European Data Protection Board (EDPB) - EU: The EDPB, comprised of representatives from national data protection authorities across the EU, plays a pivotal role in ensuring the consistent application of GDPR throughout the Union by issuing opinions, guidelines, and recommendations. Recent EDPB opinions have addressed critical aspects of AI and data protection, offering clarity on the anonymity of AI models, the appropriate use of legitimate interest as a legal basis, and the exercise of data subject rights in AI contexts. The EDPB emphasizes a high threshold for considering an AI model truly anonymous, requiring that the probability of extracting personal data from the model, either directly or through queries, be negligible for each data subject. For organizations relying on legitimate interest, the EDPB mandates a rigorous three-step test: identifying the legitimate interest, analyzing the necessity of the processing (ensuring proportionality and no less intrusive means), and conducting a balancing test that carefully considers the data subjects' reasonable expectations and potential risks. Furthermore, the EDPB has suggested an "expanded" right to erasure and a "premature right to object" in AI contexts. They also urge transparency beyond standard privacy notices, recommending organizations provide additional details about data collection criteria and datasets used, and explore alternative communication methods like transparency labels or model cards to enhance user understanding.
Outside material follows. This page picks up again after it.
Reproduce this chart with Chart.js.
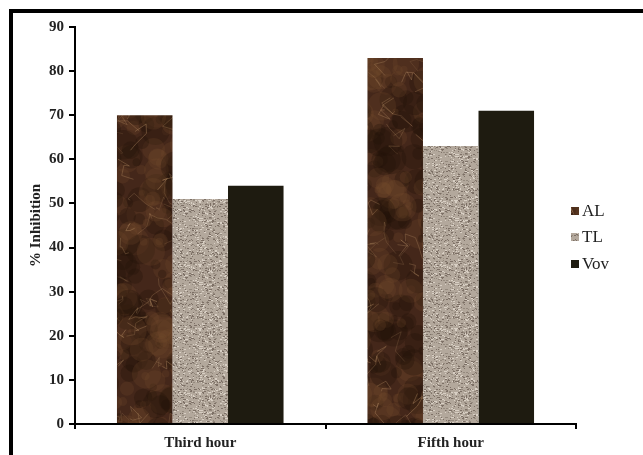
<!DOCTYPE html>
<html>
<head>
<meta charset="utf-8">
<script src="https://cdn.jsdelivr.net/npm/chart.js@4.4.1/dist/chart.umd.min.js"></script>
<style>
  html, body { margin: 0; padding: 0; background: #fff; }
  #wrap { position: relative; width: 643px; height: 455px; overflow: hidden; }
  #frame { position: absolute; left: 9px; top: 9px; width: 700px; height: 500px; border-left: 4px solid #000; border-top: 4px solid #000; box-sizing: border-box; }
  canvas { position: absolute; left: 0; top: 0; }
</style>
</head>
<body>
<div id="wrap">
  <div id="frame"></div>
  <canvas id="c" width="643" height="455"></canvas>
</div>
<script>
const categories = ["Third hour", "Fifth hour"];
const seriesNames = ["AL", "TL", "Vov"];
const alValues = [70, 83];
const tlValues = [51, 63];
const vovValues = [54, 71];
const yTicks = [0, 10, 20, 30, 40, 50, 60, 70, 80, 90];

// deterministic texture generator (style only)
let seed = 12345;
function rnd() { seed = (seed * 1103515245 + 12345) & 0x7fffffff; return seed / 0x7fffffff; }

function marblePattern(ctx) {
  const W = 643, H = 455;
  const c = document.createElement('canvas'); c.width = W; c.height = H;
  const g = c.getContext('2d');
  g.fillStyle = '#44271a'; g.fillRect(0, 0, W, H);
  for (let i = 0; i < 2200; i++) {
    const x = rnd() * W, y = rnd() * H, r = 3 + rnd() * 12;
    g.fillStyle = rnd() < 0.5 ? 'rgba(120,76,44,0.22)' : 'rgba(35,18,8,0.32)';
    g.beginPath(); g.arc(x, y, r, 0, Math.PI * 2); g.fill();
  }
  g.lineWidth = 1;
  for (let i = 0; i < 450; i++) {
    g.strokeStyle = 'rgba(175,135,95,' + (0.15 + rnd() * 0.3) + ')';
    g.beginPath();
    let x = rnd() * W, y = rnd() * H; g.moveTo(x, y);
    for (let k = 0; k < 4; k++) { x += (rnd() - 0.5) * 24; y += (rnd() - 0.5) * 24; g.lineTo(x, y); }
    g.stroke();
  }
  return ctx.createPattern(c, 'no-repeat');
}
function speckPattern(ctx) {
  const c = document.createElement('canvas'); c.width = 64; c.height = 64;
  const g = c.getContext('2d');
  g.fillStyle = '#b3a89c'; g.fillRect(0, 0, 64, 64);
  for (let i = 0; i < 900; i++) {
    const x = Math.floor(rnd() * 64), y = Math.floor(rnd() * 64);
    const t = rnd();
    g.fillStyle = t < 0.4 ? '#7d7066' : (t < 0.75 ? '#d8cfc4' : '#958a7e');
    g.fillRect(x, y, 1 + Math.floor(rnd() * 2), 1);
  }
  return ctx.createPattern(c, 'repeat');
}

const ctx = document.getElementById('c').getContext('2d');
const alFill = marblePattern(ctx);
const tlFill = speckPattern(ctx);
const vovFill = '#1e1b10';

const customLegend = {
  id: 'customLegend',
  afterDraw(chart) {
    const g = chart.ctx;
    const ys = [211, 237, 264];
    g.save();
    chart.data.datasets.forEach((ds, i) => {
      g.fillStyle = ds.backgroundColor;
      g.fillRect(571, ys[i] - 4, 8, 8);
      g.fillStyle = '#222';
      g.font = '17px "Liberation Serif", serif';
      g.textBaseline = 'middle';
      g.textAlign = 'left';
      g.fillText(ds.label, 582, ys[i] + 1);
    });
    g.restore();
  }
};

const tickFont = { family: '"Liberation Serif", serif', size: 15, weight: 'bold' };

new Chart(ctx, {
  type: 'bar',
  data: {
    labels: categories,
    datasets: [
      { label: seriesNames[0], data: alValues, backgroundColor: alFill },
      { label: seriesNames[1], data: tlValues, backgroundColor: tlFill },
      { label: seriesNames[2], data: vovValues, backgroundColor: vovFill }
    ]
  },
  options: {
    responsive: false,
    animation: false,
    events: [],
    layout: { padding: { left: 27, top: 27, right: 67, bottom: 0 } },
    plugins: { legend: { display: false }, tooltip: { enabled: false } },
    datasets: { bar: { categoryPercentage: 0.665, barPercentage: 1.0 } },
    scales: {
      x: {
        afterFit(s) { s.height = 31; },
        border: { color: '#000', width: 2 },
        grid: { offset: true, drawOnChartArea: false, drawTicks: true, tickLength: 5, color: '#000', lineWidth: 2 },
        ticks: { color: '#222', font: tickFont, padding: 5 }
      },
      y: {
        min: 0, max: 90,
        afterFit(s) { s.width = 48; },
        afterBuildTicks(s) { s.ticks = yTicks.map(v => ({ value: v })); },
        border: { color: '#000', width: 2 },
        grid: { drawOnChartArea: false, drawTicks: true, tickLength: 6, color: '#000', lineWidth: 2 },
        ticks: { color: '#222', font: tickFont, padding: 5 },
        title: { display: true, text: '% Inhibition', color: '#222', font: tickFont, padding: 0 }
      }
    }
  },
  plugins: [customLegend]
});
</script>
</body>
</html>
The differing approaches and evolving legislative landscapes highlight a "regulatory divergence" that creates a "compliance patchwork" challenge. While both the ICO and EDPB aim to safeguard data protection, the UK's post-Brexit legislative changes, particularly the Data (Use and Access) Act 2025, signal a potential divergence from EU GDPR interpretations and enforcement. For instance, the UK Act relaxes restrictions on solely automated decision-making for non-sensitive data, a notable difference from the EU's stricter stance. The EU's extension of the UK's adequacy decision is specifically to assess the impact of this new Act. This evolving landscape means that organizations operating across both jurisdictions cannot rely on a single, unified compliance strategy. They must adopt a flexible and adaptive approach, potentially requiring separate legal assessments and technical implementations to meet potentially diverging requirements. This increases the complexity and cost of compliance for multinational entities.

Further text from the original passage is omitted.